Eu tenho medo que o tio da menina seja um herói para seus filhos e um respeitável homem de bem no seu trabalho, na sua patota que joga futebol às quartas. Mas não somente que ele seja um herói para esses filhos e colegas pelo que ele tenha dito ou feito de explicitamente nocivo aos nossos olhos resistentes, mas pelo que o tio da menina e da Sukita e do pavê represente (e não apenas como vilão evidente, portanto) de naturalização coletiva de códigos que deveríamos ter repudiado com mais ênfase, há algum tempo.
Mais ou menos como se, além de tudo, tivéssemos de nos defender de nós mesmos. Seja de nossa passividade, seja dos espasmos súbitos de justiçamento. (Notem que não estou a pregar ausência de reações de legítima defesa, de desobediência civil ou mesmo de violência quando for o momento de retirarmos violentadores em série de nossas instituições e de nossos portões. E sim que tudo isso só poderá ser feito a partir de uma linguagem que não esteja amalgamada com a dos adversários.)
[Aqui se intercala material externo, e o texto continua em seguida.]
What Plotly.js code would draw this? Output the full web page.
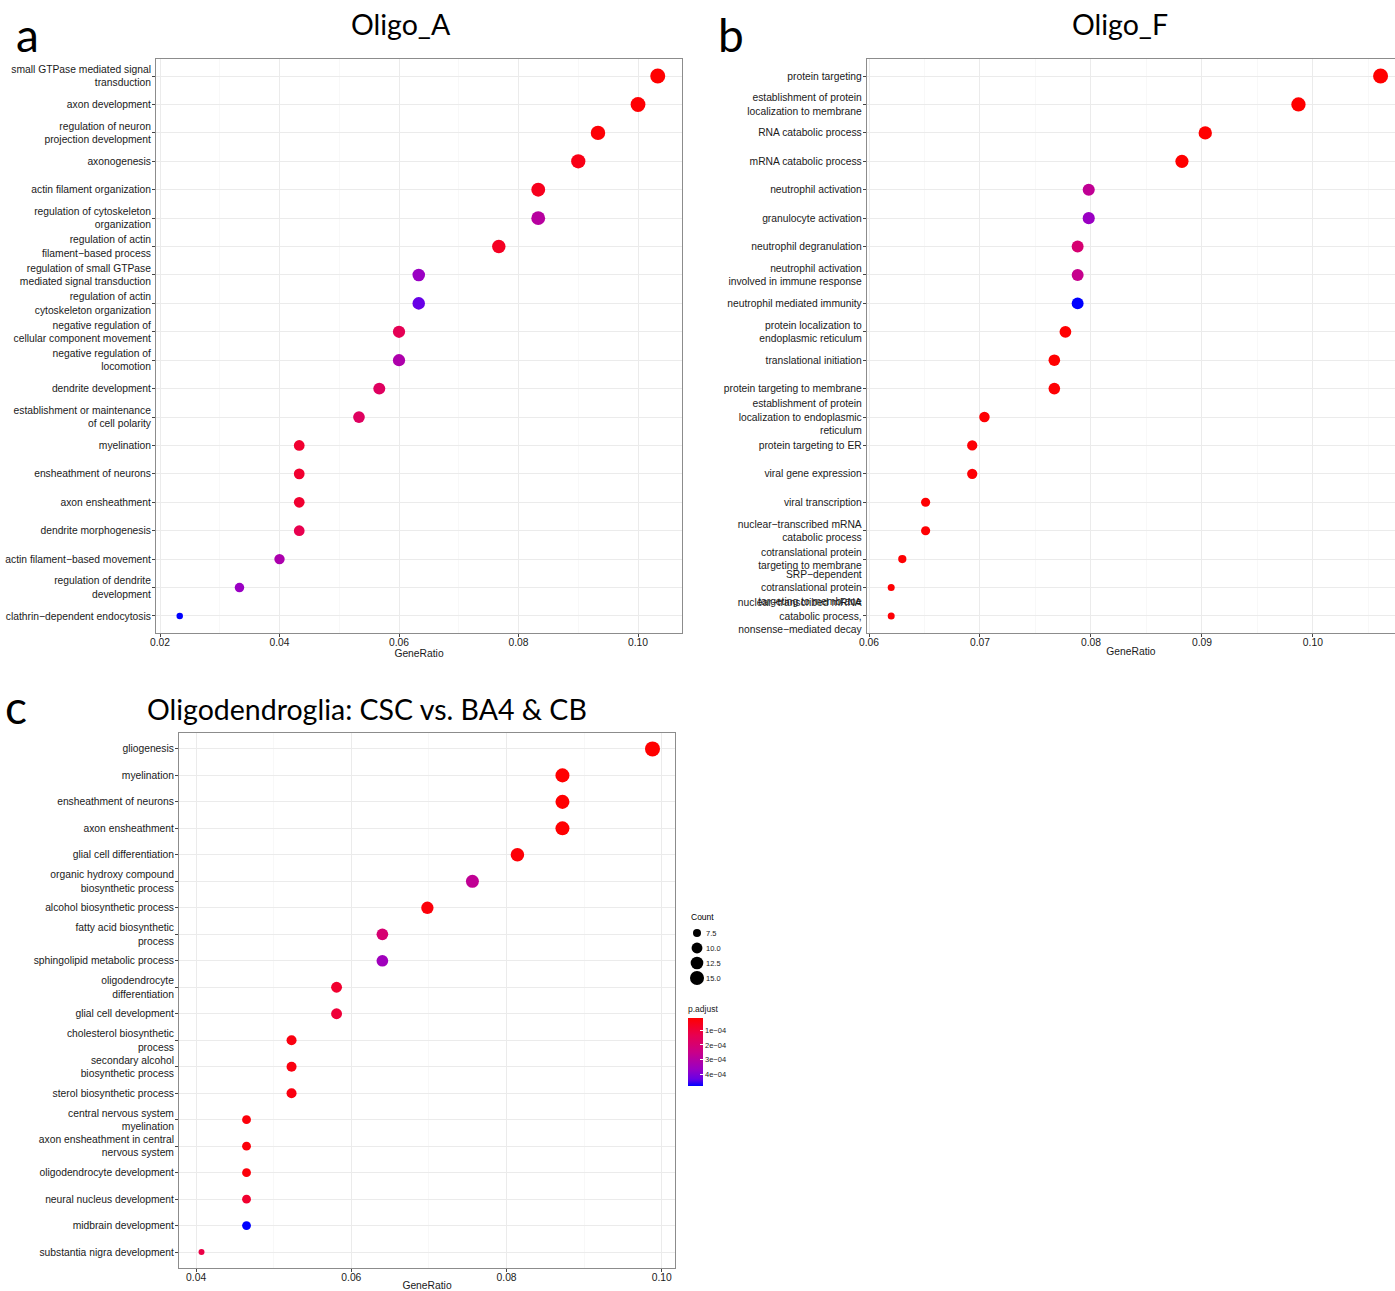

E não que a culpa seja das vítimas ou dos resistentes, claro. Mas supostamente estou me dirigindo a vítimas e a resistentes, àqueles que ainda conseguem, em tese, identificar que estamos ilhados e essas ilhas civilizatórias estão encolhendo e os piratas estão vindo com sangue nos olhos, eles querem nossas ilhas para plantar mais soja e atear fogo em nossas artes e nos contaminar com doenças palpáveis e pandemias impalpáveis, eles farão isso e ainda dirão que estamos a desafiar o sagrado direito à propriedade e que a nossa defesa será um atentado às cruzes que eles portam — nós, despejados, é que seremos definidos como os culpados.
Por isso precisávamos ter defendido com mais ênfase os meninos da Febem e os bebês indígenas mortos por diarreia, as verbas congeladas da educação e (mil vezes mais) cada criança assassinada pela polícia no Rio e em nossas fuças, nós naturalizamos o avanço da barbárie até onde não pudemos mais e aí as pós-senhoras das tochas começaram a ser conduzidas pelo vácuo, esse que foi ocupado pelos Bolsonaros e pelas Saras, em meio a este nosso inverno, esse cansaço disfarçado de gritarias pontuais, esse assassinato das utopias em nome de individualismos múltiplos.